I tend to feel the connection to the Jewish community in a few different ways. For example, for me, one of the most amazing and spiritual aspects of Shabbat is the fact that all around the world, the Jewish people are doing similar things as I am no matter where I am. While I’m celebrating Shabbat with my family or my community here at Princeton, across the globe, we are singing similar songs to welcome in Shabbat and we are gathering with our families for Shabbat dinner.
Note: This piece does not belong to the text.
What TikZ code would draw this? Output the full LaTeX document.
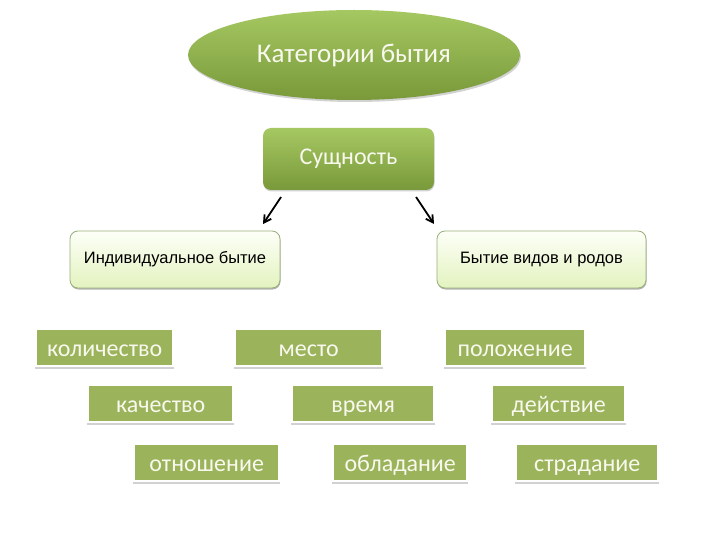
\documentclass[tikz,border=0pt]{standalone}
\usepackage{fontspec}
\setmainfont{Carlito}
\newfontfamily\arialf{Liberation Sans}
\usetikzlibrary{shapes.geometric,shadows,arrows.meta}
\definecolor{olive}{HTML}{9BB35A}
\definecolor{olivetop}{HTML}{A6C862}
\definecolor{olivebot}{HTML}{79993A}
\definecolor{lighttop}{HTML}{FDFFF8}
\definecolor{lightbot}{HTML}{E3F3BF}
\definecolor{lightedge}{HTML}{9AAE78}
\definecolor{txtw}{HTML}{F8F8EE}
\newcommand{\lowstrut}{\rule{0pt}{23pt}\rule[-5pt]{0pt}{5pt}}
\begin{document}
\begin{tikzpicture}[x=1pt,y=-1pt,
  cat/.style={fill=olive,text=txtw,font=\fontsize{24}{28}\selectfont,inner sep=0pt,minimum height=35pt,anchor=north west},
  shad/.style={draw=black!18,line width=1.2pt},
  lightbox/.style={rounded corners=8pt,top color=lighttop,bottom color=lightbot,draw=lightedge,line width=0.8pt,
     font=\arialf\fontsize{16.5}{19}\selectfont,minimum height=57pt,
     drop shadow={shadow xshift=0.5pt,shadow yshift=-1.5pt,opacity=0.5,fill=black!60}},
  arr/.style={-{Straight Barb[length=7pt,width=8pt]},line width=1.8pt}]
\useasboundingbox (0,0) rectangle (720,540);
\fill[white] (0,0) rectangle (720,540);
% title ellipse
\node[ellipse,top color=olivetop,bottom color=olivebot,minimum width=332pt,minimum height=90pt,
  text=txtw,font=\fontsize{27}{32}\selectfont,
  drop shadow={shadow xshift=1pt,shadow yshift=-2pt,opacity=0.35,fill=black!50}] (t) at (354,55) {Категории бытия};
% essence box
\node[rounded corners=8pt,top color=olivetop,bottom color=olivebot,minimum width=171pt,minimum height=62pt,
  text=txtw,font=\fontsize{24}{28}\selectfont,
  drop shadow={shadow xshift=0.5pt,shadow yshift=-1.5pt,opacity=0.35,fill=black!50}] (s) at (348.5,159) {Сущность};
% two light boxes
\node[lightbox,minimum width=210pt] (ind) at (175,259.5) {Индивидуальное бытие};
\node[lightbox,minimum width=209pt] (gen) at (541.5,259.5) {Бытие видов и родов};
% arrows
\coordinate (a1) at (281,197); \coordinate (a2) at (263,224);
\coordinate (b1) at (416,197); \coordinate (b2) at (434,224);
\draw[arr] (a1) -- (a2);
\draw[arr] (b1) -- (b2);
% category boxes with shadow lines
\foreach \name/\x/\y/\w/\t in {
  k1/37/330/135/количество, k2/236/330/145/место, k3/446/330/138/положение,
  k4/89/386/143/качество, k5/293/386/140/время, k6/493/386/131/действие,
  k7/135/445/143/отношение, k8/334/445/132/обладание, k9/517/445/140/страдание}{
  \draw[shad] (\x-2,\y+38) -- (\x+\w+2,\y+38);
  \node[cat,minimum width=\w pt] (\name) at (\x,\y) {\lowstrut\t};
}
\end{tikzpicture}
\end{document}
And even while traveling abroad we often find ourselves in familiar places through the Jewish community. Being a part of a community that spans the globe, means that you can find always find a place to celebrate Shabbat. I spent the summer before my Junior year working as an architecture intern in Tel Aviv. While being in Israel for 10 weeks, I had the chance to spend and celebrate Shabbat many different ways. Some weeks, I would go to the beit kinesset ha gadol of Tel Aviv. Songs of Kabalat Shabbat would fill the air. One week was spent on a Shabbaton in Beit She’an, my hometown of Cleveland’s sister city. But one of the most amazing experiences I had while in Israel, was spending a Shabbat in Jerusalem. I knew that before I left Israel I wanted to spend Shabbat in Jerusalem. It’s the holy city. No matter where we are in the world as Jewish people, we pray towards Jerusalem. I wanted to spend 1 of 10 weekends in Jerusalem, and pray on Friday night at the Kotel. However, one problem was, I didn’t know where I was going to stay. So I reached out to one of the Princeton Rabbis, asking if he knew anyone that would be able to host me in Jerusalem for Shabbat. Lo and behold, within minutes a Princeton alum living in Jerusalem agreed to host me for Shabbat. Now in Israel, two of my Jewish communities blended together, The global community, and the Princeton Jewish Community. In Jerusalem, we went to the Kotel for Kabbalat Shabbat and then ran back to their home for an amazing Friday Night dinner. My hosts had many people over for Shabbat dinner. The night was spent talking about so many things: life, torah, and more. Conversations flipped from English to Hebrew and the drop of a dime. And it was amazing for me to see how a group of strangers who didn’t necessarily all know each other when they walked through the door, were able to have such an amazing time and celebration of Shabbat.

Now, not only as the Jewish people are we a part of this community who can celebrate and be one with each other, but also we are a community who supports each other. Growing up in a Jewish family has taught me to live with Jewish values. I learned about Tikkun Olam and how we are to treat others, and how we help one another out. One of my greatest role models in life, is my Grandfather. He was able to teach me what it means to help support and be an active member of the Jewish community. He helped lead the Hillel organization in Cleveland and was a part of so many different boards, my family could hardly keep track. But my grandpa and all his work inspired me, that for as much as the Jewish community gives to me, I also have to give back to it. For example, the Jewish Federation of Cleveland, has helped me go on three different amazing trips to Israel, where I learned about a place that has become so important to me. I now try to pass on these experiences by supporting the organization that helped to send me there. As part of the Jewish community, we also must support each other when things aren’t going our way. To me, being a Jew means that I’m there for my communities to help each other. When we get knocked down, whether it’s from being stressed from school, or a hurtful comment, or just we’re just generally feeling down, we have to remember that we’re all part of something that brings us all together.